14

If I do this:

import lxml 

in python, lxml.html is not imported. For instance, I cannot call the lxml.html.parse() function. Why is this so?

dangerChihuahua007
  • 20,299
  • 35
  • 117
  • 206
  • 3
    You may notice that `import os` allows you to use `os.path.whatever` in your code. So, it's up to the module author. – Greg Hewgill Feb 15 '12 at 23:34

5 Answers5

15

Importing a module or package in Python is a conceptually simple operation:

  1. Find the .py file corresponding to the import. This involves the Python path and some other machinery, but will result in a specific .py file being found.

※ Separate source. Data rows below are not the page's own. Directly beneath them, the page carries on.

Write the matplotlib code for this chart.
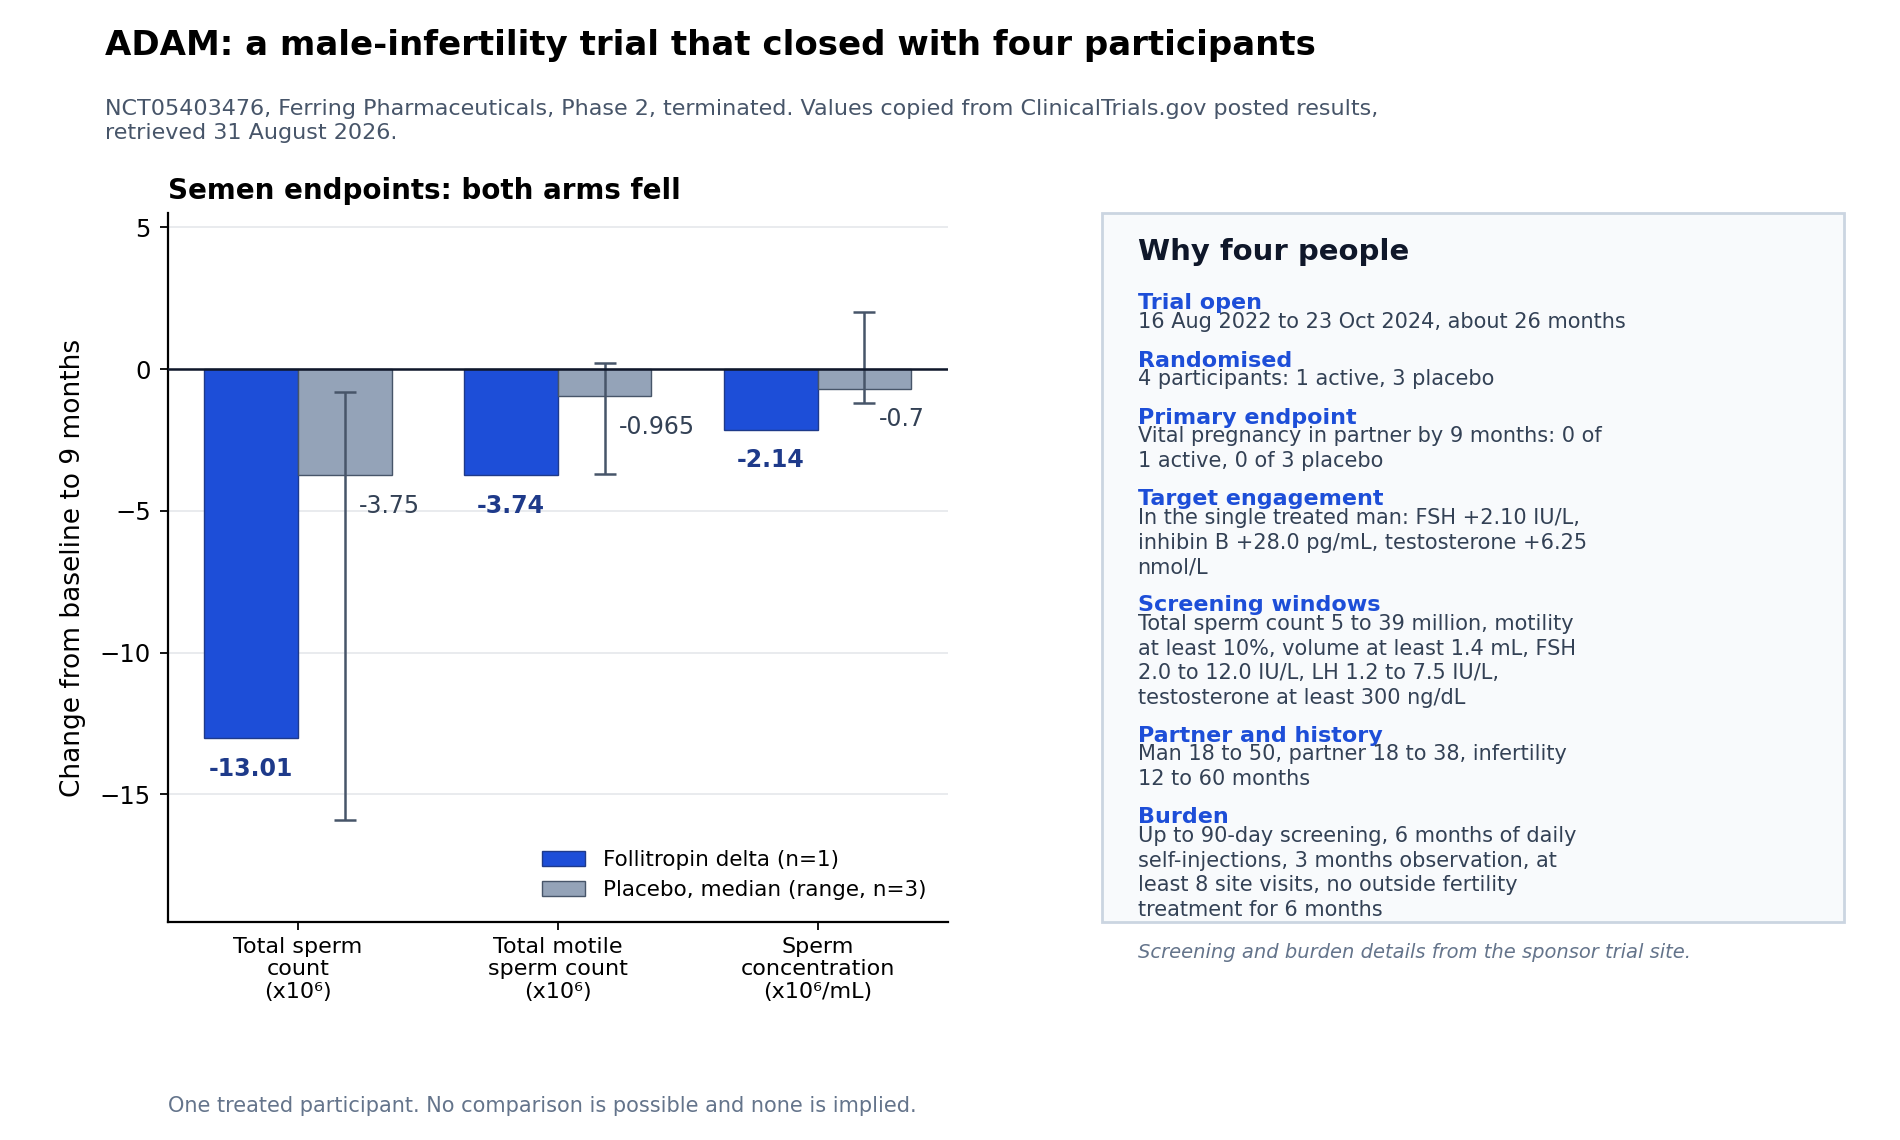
import matplotlib.pyplot as plt
import matplotlib.patches as patches
import numpy as np

# ===== data =====
endpoints = ["Total sperm\ncount\n(x10⁶)", "Total motile\nsperm count\n(x10⁶)", "Sperm\nconcentration\n(x10⁶/mL)"]
active = [-13.01, -3.74, -2.14]
placebo_median = [-3.75, -0.965, -0.7]
placebo_min = [-15.9, -3.7, -1.2]
placebo_max = [-0.8, 0.2, 2.0]
active_labels = ["-13.01", "-3.74", "-2.14"]
placebo_labels = ["-3.75", "-0.965", "-0.7"]

panel_heads = ["Trial open", "Randomised", "Primary endpoint", "Target engagement",
               "Screening windows", "Partner and history", "Burden"]
panel_bodies = [
    "16 Aug 2022 to 23 Oct 2024, about 26 months",
    "4 participants: 1 active, 3 placebo",
    "Vital pregnancy in partner by 9 months: 0 of\n1 active, 0 of 3 placebo",
    "In the single treated man: FSH +2.10 IU/L,\ninhibin B +28.0 pg/mL, testosterone +6.25\nnmol/L",
    "Total sperm count 5 to 39 million, motility\nat least 10%, volume at least 1.4 mL, FSH\n2.0 to 12.0 IU/L, LH 1.2 to 7.5 IU/L,\ntestosterone at least 300 ng/dL",
    "Man 18 to 50, partner 18 to 38, infertility\n12 to 60 months",
    "Up to 90-day screening, 6 months of daily\nself-injections, 3 months observation, at\nleast 8 site visits, no outside fertility\ntreatment for 6 months",
]

# ===== colours =====
blue = "#1d4ed8"
blue_edge = "#1e3a8a"
grey = "#94a3b8"
slate = "#475569"

plt.rcParams["font.family"] = ["DejaVu Sans"]

W, H = 1560, 936  # reference measured in these units
fig = plt.figure(figsize=(19, 11.4), dpi=100)

fig.text(86 / W, 1 - 37 / H, "ADAM: a male-infertility trial that closed with four participants",
         fontsize=24.5, fontweight="bold", va="center", ha="left")
fig.text(86 / W, 1 - 81.5 / H,
         "NCT05403476, Ferring Pharmaceuticals, Phase 2, terminated. Values copied from ClinicalTrials.gov posted results,\nretrieved 31 August 2026.",
         fontsize=16, color=slate, va="top", ha="left", linespacing=1.25)

# ===== bar chart =====
ax = fig.add_axes([138 / W, 1 - 757 / H, (778 - 138) / W, (757 - 175) / H])
x = np.arange(len(endpoints))
w = 0.36
ax.bar(x - w / 2, active, w, color=blue, edgecolor=blue_edge, linewidth=1,
       label="Follitropin delta (n=1)", zorder=3)
ax.bar(x + w / 2, placebo_median, w, color=grey, edgecolor=slate, linewidth=1,
       label="Placebo, median (range, n=3)", zorder=3)
yerr = np.array([np.array(placebo_median) - np.array(placebo_min),
                 np.array(placebo_max) - np.array(placebo_median)])
ax.errorbar(x + w / 2, placebo_median, yerr=yerr, fmt="none", ecolor=slate,
            elinewidth=1.8, capsize=8, capthick=1.8, zorder=4)

for i in range(len(endpoints)):
    ax.annotate(active_labels[i], (x[i] - w / 2, active[i]), xytext=(0, -22),
                textcoords="offset points", ha="center", va="center",
                fontsize=17, fontweight="bold", color=blue_edge)
    ax.annotate(placebo_labels[i], (x[i] + 0.235, placebo_median[i]), xytext=(0, -22),
                textcoords="offset points", ha="left", va="center",
                fontsize=17, color="#334155")

ax.axhline(0, color="#0f172a", linewidth=1.8, zorder=5)
ax.set_xlim(-0.5, 2.5)
ax.set_ylim(-19.5, 5.5)
ax.set_yticks([-15, -10, -5, 0, 5])
ax.yaxis.grid(True, color="#e5e7eb", linewidth=1.2, zorder=0)
ax.set_axisbelow(True)
ax.set_xticks(x)
ax.set_xticklabels(endpoints, fontsize=16, linespacing=1.18)
ax.tick_params(axis="y", labelsize=17.5, length=6, width=1.3, pad=6.5)
ax.tick_params(axis="x", length=6, width=1.3, pad=4.5)
ax.set_ylabel("Change from baseline to 9 months", fontsize=19, labelpad=10)
ax.set_title("Semen endpoints: both arms fell", loc="left", fontsize=20,
             fontweight="bold", pad=10)
for s in ["top", "right"]:
    ax.spines[s].set_visible(False)
ax.spines["left"].set_linewidth(1.6)
ax.spines["bottom"].set_linewidth(1.6)
ax.legend(loc="lower right", frameon=False, fontsize=15.5, handlelength=2.0,
          borderaxespad=0.6, labelspacing=0.5)

fig.text(138 / W, 1 - 908 / H, "One treated participant. No comparison is possible and none is implied.",
         fontsize=15, color="#64748b", va="center", ha="left")

# ===== side panel =====
box = patches.Rectangle((905 / W, 1 - 757 / H), (1514 - 905) / W, (757 - 175) / H,
                        transform=fig.transFigure, facecolor="#f8fafc",
                        edgecolor="#cbd5e1", linewidth=2)
fig.patches.append(box)
tx = 934 / W
fig.text(tx, 1 - 207 / H, "Why four people", fontsize=21, fontweight="bold",
         color="#0f172a", va="center", ha="left")
yc = 249
for head, body in zip(panel_heads, panel_bodies):
    n = body.count("\n") + 1
    fig.text(tx, 1 - yc / H, head, fontsize=16, fontweight="bold", color=blue,
             va="center", ha="left")
    fig.text(tx, 1 - (yc + 7) / H, body, fontsize=15, color="#334155",
             va="top", ha="left", linespacing=1.3)
    yc += 27 + 20 * n

fig.text(tx, 1 - 782 / H, "Screening and burden details from the sponsor trial site.",
         fontsize=14, style="italic", color="#64748b", va="center", ha="left")

fig.savefig("out.png", dpi=100)
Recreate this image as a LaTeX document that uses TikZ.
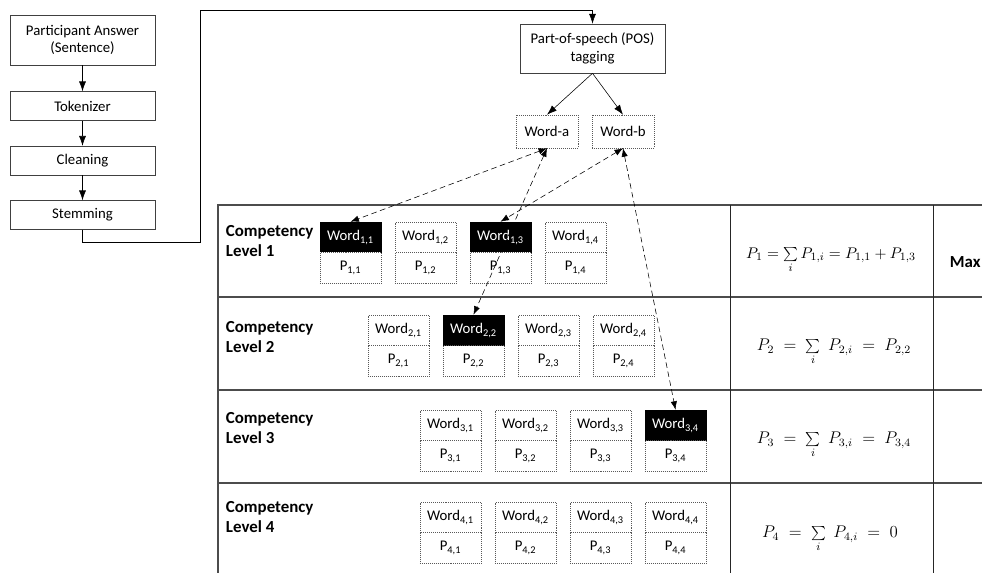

  2. For every directory level in the import (import foo.bar.baz has two levels), find the corresponding __init__.py file, and execute it. Executing it simply means running all the top-level statements in the file.

  3. Finally, the .py file itself (foo/bar/baz.py in this case) is executed, meaning all the top-level statements are executed. All the globals created as a result of that execution are bundled into a module object, and that module object is the result of the import.

If none of those steps imported sub-packages, then those sub-packages aren't available. If they did import sub-packages, then they are available. Package authors can do as they wish.

Ned Batchelder
  • 364,293
  • 75
  • 561
  • 662
  • 1
    I think it's worth clarifying that when importing a package, the .py file that is found in step 1 is the \_\_init\_\_.py for the package. Unless subpackages are imported in that \_\_init\_\_.py file, they will not be available. – C S Jul 03 '17 at 06:13
  • Isn't `from foo.bar import baz` exempt from this rule? At least as far as my projects go all such imports work even if all the `__init__.py`'s are empty. Please also look at [a question I posted](https://stackoverflow.com/questions/57772706/importing-deeply-nested-modules-in-python) – z33k Sep 03 '19 at 13:25
6

lxml is called a package in Python, which is a hierachical collections of modules. Packages can be huge, so they are allowed to be selective about what is pulled in when they are imported. Otherwise everybody would have to import the full hierarchy, which would be quite a waste of resources.

Sven Marnach
  • 574,206
  • 118
  • 941
  • 841
4

It's by design. The package has the option to import the nested package in its __init__.py, then, you would be able to access the nested package without problems. It's a matter of choice for the package writer, and the intent is to minimize the amount of code that you probably won't use.

Irfy
  • 9,323
  • 1
  • 45
  • 67
2

lxml is a package, not a module. A package is a collection of modules. As it happens, you can also import the package directly, but that doesn't automatically import all of its submodules.

As to why this is, well, that's a question for the BDFL. I think it's probably because packages are generally quite large, and importing all the submodules would be an excessive performance penalty.

Katriel
  • 120,462
  • 19
  • 136
  • 170
1

This is to allow only the minimum amount of code to have to be loaded for multi-part libraries that you may not use the entirety of. For instance, you might not be using the html part of lxml, and thus not want to have to deal with loading its code.

Amber
  • 507,862
  • 82
  • 626
  • 550